Roche is considering a purchase of diagnostics company Igen International after a US appeals court ruling put a slice of the Swiss group's diagnostics operations in jeopardy.
Earlier this month, the court reversed an earlier decision to make Switzerland's Roche pay $486 million (€425m) in damages to Igen in a dispute over electrochemiluminescence (ECL) technology used in clinical diagnostics and pharmaceutical drug discovery. However, in the process, Roche lost its licence to use Igen's Origen ECL technology, a key component of the Swiss firm's Elecsys range of diagnostics.
After the ruling, Igen immediately withdrew its licence from Roche and initiated patent proceedings against its former partner in the USA and Germany.

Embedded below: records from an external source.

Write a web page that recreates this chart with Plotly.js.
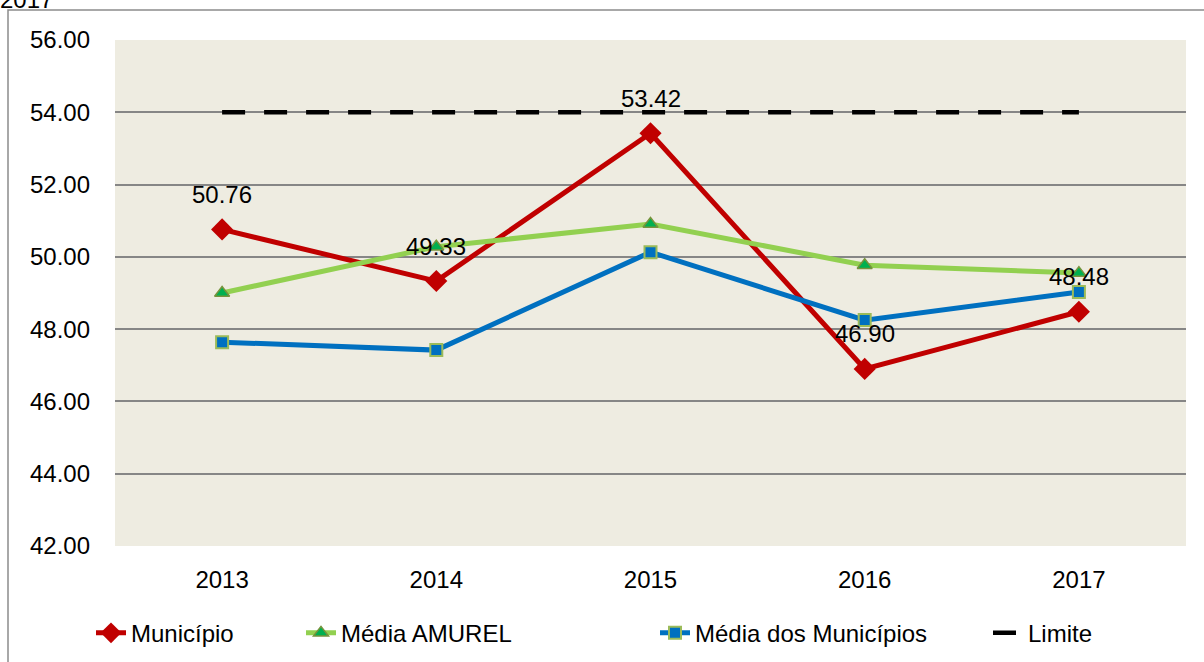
<!DOCTYPE html>
<html>
<head>
<meta charset="utf-8">
<script src="https://cdn.plot.ly/plotly-3.0.1.min.js"></script>
<style>
html,body{margin:0;padding:0;background:#fff;overflow:hidden;}
#chart{width:1204px;height:662px;}
</style>
</head>
<body>
<div id="chart"></div>
<script>
const years = ['2013', '2014', '2015', '2016', '2017'];
const municipio = [50.76, 49.33, 53.42, 46.90, 48.48];
const mediaAmurel = [49.00, 50.28, 50.91, 49.77, 49.55];
const mediaMunicipios = [47.64, 47.42, 50.13, 48.25, 49.03];
const limite = [54, 54, 54, 54, 54];
const yTicks = [42, 44, 46, 48, 50, 52, 54, 56];

const font = 'Liberation Sans, Arial, sans-serif';
const FS = 24;

const traces = [
  {
    x: years, y: municipio, name: 'Município', type: 'scatter', mode: 'lines+markers', legend: 'legend',
    line: {color: '#C00000', width: 5},
    marker: {symbol: 'diamond', size: 17, color: '#C00000'}
  },
  {
    x: years, y: mediaAmurel, name: 'Média AMUREL', type: 'scatter', mode: 'lines+markers', legend: 'legend2',
    line: {color: '#92D050', width: 5},
    marker: {symbol: 'triangle-up', size: 13, color: '#00B050', line: {color: '#77933C', width: 1.5}}
  },
  {
    x: years, y: mediaMunicipios, name: 'Média dos Municípios', type: 'scatter', mode: 'lines+markers', legend: 'legend3',
    line: {color: '#0070C0', width: 5},
    marker: {symbol: 'square', size: 12, color: '#0070C0', line: {color: '#9BBB59', width: 2}}
  },
  {
    x: years, y: limite, name: 'Limite', type: 'scatter', mode: 'lines', legend: 'legend4',
    line: {color: '#000000', width: 4.5, dash: '23px,19px'}
  }
];

const annotations = years.map((yr, i) => ({
  x: i, y: municipio[i], xref: 'x', yref: 'y',
  text: municipio[i].toFixed(2), showarrow: false,
  yshift: 35, font: {family: font, size: FS, color: '#000'}
}));
annotations.push({
  xref: 'paper', yref: 'paper', x: -117/1071, y: 1.05, xanchor: 'left', yanchor: 'bottom',
  text: '2017', showarrow: false, font: {family: font, size: FS, color: '#000'}
});

function leg(textStartPx) {
  return {
    orientation: 'h', x: (textStartPx - 40 - 115) / 1071, xanchor: 'left', y: -0.128, yanchor: 'top',
    font: {family: font, size: FS, color: '#000'}, bgcolor: 'rgba(0,0,0,0)'
  };
}

const layout = {
  width: 1204, height: 662,
  margin: {l: 115, r: 18, t: 40, b: 116, autoexpand: false},
  paper_bgcolor: '#ffffff',
  plot_bgcolor: '#EEECE1',
  font: {family: font, size: FS, color: '#000'},
  showlegend: true,
  legend: leg(131),
  legend2: leg(341),
  legend3: leg(695),
  legend4: leg(1028),
  xaxis: {
    type: 'category', showgrid: false, zeroline: false, showline: false,
    ticks: '', tickfont: {family: font, size: FS}, ticklabelstandoff: 17,
    range: [-0.5, 4.5], automargin: false
  },
  yaxis: {
    range: [42, 56], tickvals: yTicks, ticktext: yTicks.map(v => v.toFixed(2)),
    showgrid: true, gridcolor: '#868686', gridwidth: 1.5, zeroline: false, showline: false,
    ticks: '', tickfont: {family: font, size: FS}, ticklabelstandoff: 24, automargin: false
  },
  shapes: [
    {type: 'rect', xref: 'paper', yref: 'paper', x0: -107/1071, x1: 1.2, y0: -0.5, y1: 1 + 30/506,
     line: {color: '#8C8C8C', width: 1.5}, fillcolor: 'rgba(0,0,0,0)', layer: 'below'}
  ],
  annotations: annotations
};

Plotly.newPlot('chart', traces, layout, {displayModeBar: false});
</script>
</body>
</html>
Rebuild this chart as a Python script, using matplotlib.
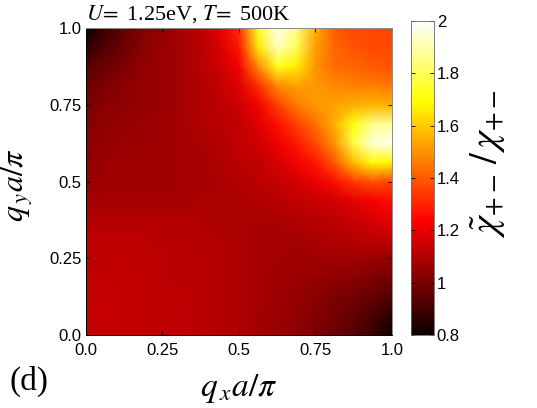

According to analyst Denise Gugerli-Etter at Sarasin, Roche has indicated that between 7 and 8 per cent of diagnostics sales would be affected by the licence withdrawal, equivalent to CHF 500-580 million in 2002. She estimates that Roche has a margin of around 16 per cent in the diagnostics business, so the loss in operating income would be in the CHF 80-95 million range.
In a terse statement, Igen confirmed that negotiations with Roche Diagnostics over a possible 'transaction' were ongoing, but said it "does not intend to make any further public announcements regarding these discussions until an agreement is reached or discussions are terminated."